LARI juga melaporkan Setya Novanto ke KPK karena diduga terlibat kasus manipulasi pajak impor 60 ribu ton beras yang diimpor dari perusahaan Vietnam Southern Food Corporatin (VSFC).
Menurut LARI, di antara 60 ribu ton beras yang diimpor Inkud dan PT Hexatama Finindo, hanya 32 ribu ton yang dilaporkan ke Departemen Keuangan dan yang dipajaki.
ICW pernah menjelaskan bahwa Setya Novanto adalah pemegang saham mayoritas PT Hexatama Finindo. Perusahaan itu pada 27 Januari 2003 mengikat kerja sama imbal jasa impor beras dengan Inkud yang diwakili Nurdin Halid. Perjanjian dengan nomor 1/SP/HX-INK/03 ditandatangani kedua belah pihak dengan disaksikan anggota Komisi III DPR RI Idrus Marham.
Namun, Idrus yang sudah diperiksa penyidik KPK, bebas dari tuntutan hukum. Begitu pula dengan Novanto, yang juga lolos dari hukuman. Memang, setelah itu Novanto sempat diperiksa oleh Kejaksaan Agung pada 2006. Namun, kasus tersebut meredup tanpa ada langkah hukum lanjutan.
Kasus kedua terjadi pada tahun 2014. Nama Idrus disebut dalam berita acara pemeriksaan (BAP) politikus Golkar, Chairun Nisa yang dibacakan hakim di Pengadilan Tindak Pidana Korupsi. Dalam BAP itu, Idrus dan Mahyudin, disebut pernah memberikan Rp 2 miliar kepada Ketua MK saat itu, Akil Mochtar.
Walaupun Idrus sempat dipanggil sebagai saksi di KPK namun ia kembali bisa melepaskan diri.
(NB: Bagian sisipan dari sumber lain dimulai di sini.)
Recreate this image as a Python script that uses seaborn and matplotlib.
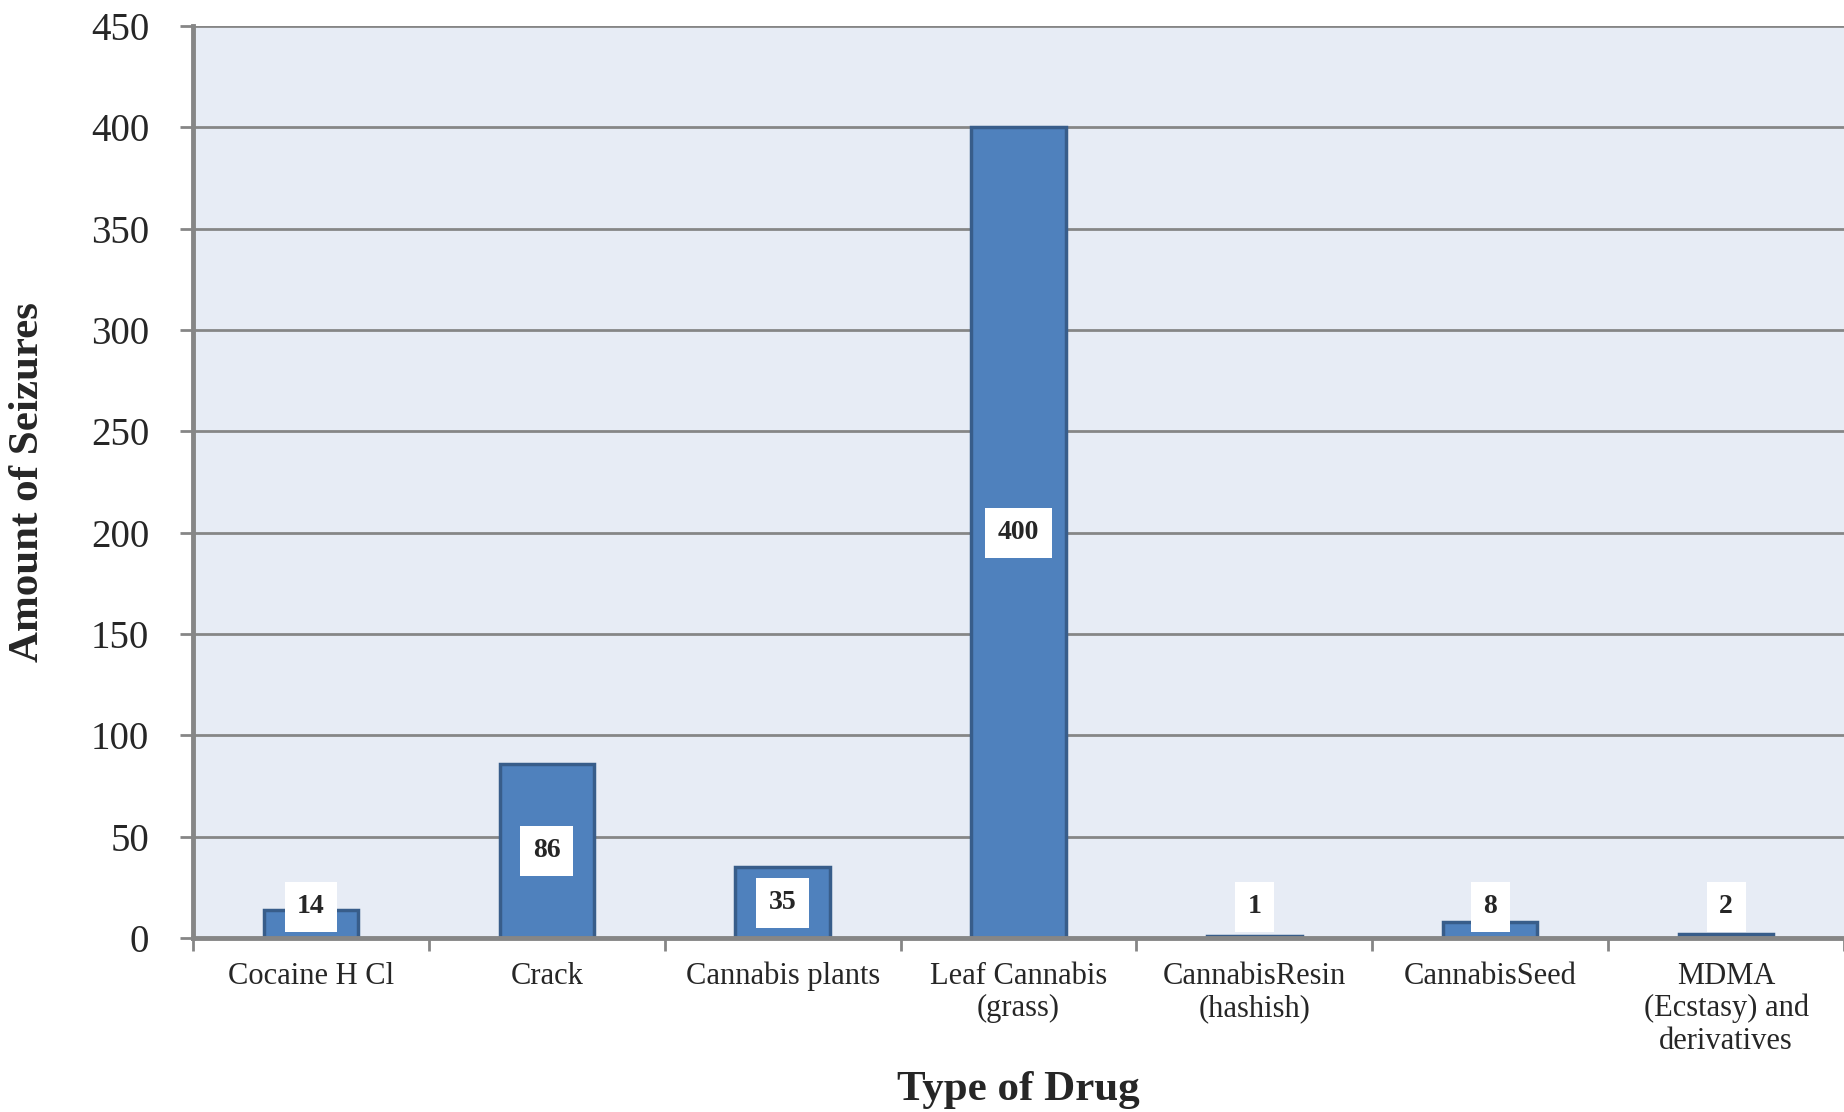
import numpy as np
import pandas as pd
import matplotlib
matplotlib.use("Agg")
import matplotlib.pyplot as plt
import seaborn as sns

categories = ["Cocaine H Cl", "Crack", "Cannabis plants", "Leaf Cannabis\n(grass)",
              "CannabisResin\n(hashish)", "CannabisSeed", "MDMA\n(Ecstasy) and\nderivatives"]
seizures = [14, 86, 35, 400, 1, 8, 2]
y_ticks = [0, 50, 100, 150, 200, 250, 300, 350, 400, 450]

df = pd.DataFrame({"drug": categories, "seizures": seizures})

sns.set_style("white", {"axes.facecolor": "#E7ECF5"})
plt.rcParams["font.family"] = ["Liberation Serif", "DejaVu Serif"]

fig = plt.figure(figsize=(18.44, 11.12), dpi=100)
ax = fig.add_axes([193 / 1844, 1 - 938 / 1112, 1 - 193 / 1844, (938 - 26) / 1112])

sns.barplot(data=df, x="drug", y="seizures", ax=ax, width=0.4, color="#4F81BD",
            edgecolor="#385D8A", linewidth=2.5, saturation=1)

ax.set_ylim(0, 450)
ax.set_xlim(-0.5, len(categories) - 0.5)
ax.set_yticks(y_ticks)
ax.set_yticklabels([str(t) for t in y_ticks], fontsize=28)
ax.tick_params(axis="y", length=9.5, width=2, color="#868686", pad=22, left=True)

ax.set_xticks(np.arange(-0.5, len(categories), 1))
ax.set_xticklabels([])
ax.set_xticks(np.arange(len(categories)), minor=True)
ax.set_xticklabels(categories, minor=True, fontsize=22, linespacing=1.15, va="top")
ax.tick_params(axis="x", which="major", length=9, width=2, color="#868686", bottom=True)
ax.tick_params(axis="x", which="minor", length=0, pad=17)

ax.set_axisbelow(True)
ax.yaxis.grid(True, color="#868686", linewidth=2)
ax.xaxis.grid(False)
for s in ["top", "right"]:
    ax.spines[s].set_visible(False)
ax.spines["left"].set_color("#868686")
ax.spines["left"].set_linewidth(3.5)
ax.spines["bottom"].set_color("#868686")
ax.spines["bottom"].set_linewidth(3.5)

ax.set_xlabel("Type of Drug", fontsize=31, fontweight="bold", va="center")
ax.xaxis.set_label_coords(0.5, -0.167)
ax.set_ylabel("Amount of Seizures", fontsize=31, fontweight="bold", va="center")
ax.yaxis.set_label_coords(-0.1, 0.5)

for i, v in enumerate(seizures):
    ax.text(i, max(v / 2, 15.5), str(v), ha="center", va="center", fontsize=20,
            fontweight="bold",
            bbox=dict(boxstyle="square,pad=0.45", facecolor="white", edgecolor="none"))

fig.savefig("out.png", dpi=100)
Meski rekam jejaknya belum selicin Novanto, tapi manuvernya dalam lolos dari jeratan hukum, memang tak bisa dianggap sepele.
Mungkin saja, di kasus ini, kelicinan Idrus bakal berakhir. Sama seperti koleganya, Novanto, yang akhirnya menebus dosa di penjara, setelah sekian lama mengakali hukum dengan kelicikannya.